Today Christoffel van der Westhuizen is a general. In November last year he was appointed Chief of Staff Intelligence of the SADF. Before that he had been the SADF commanding officer in the Johannesburg area. It is possible, it was reliably learnt yesterday, that General van der Westhuizen will be asked to testify at an inquest into the assassination in Johannesburg on 1 May 1989 of ANC activist David Webster, widely thought to have been the victim of a CCB hit squad.
President de Klerk has reacted with great shows of indignation to accusations by Nelson Mandela in recent weeks that he personally has been spearheading the alleged security force campaign to orchestrate violence.

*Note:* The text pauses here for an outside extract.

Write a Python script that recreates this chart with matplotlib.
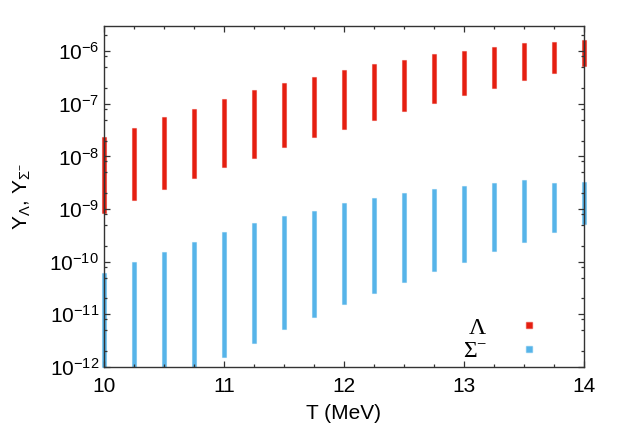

His indignation is not entirely forced. The evidence of today's revelations reinforces the conclusion, reached by previous Independent investigations, that he is not in charge of these sinister SADF elements. It is inconceivable, after all, that he would have sanctioned the plan to kill Mr Coetzee.
Behind the scenes, and completely unacknowledged by Mr de Klerk, a battle has been going on between his allies in the National Intelligence Service on the one hand and leading figures in military intelligence and the security police on the other. Mr de Klerk also has the support of 'conventional' military men in the army, navy and air force.
The most plausible theory put forward as to what is happening is that the most senior officers in the security forces, while sharing Mr de Klerk's key objective of holding on to white power after apartheid, doubt that he alone, employing conventional political methods, can do it. He needs the help of the dirty tricks brigade, the killers and the manipulators, to defeat the ANC and win the day.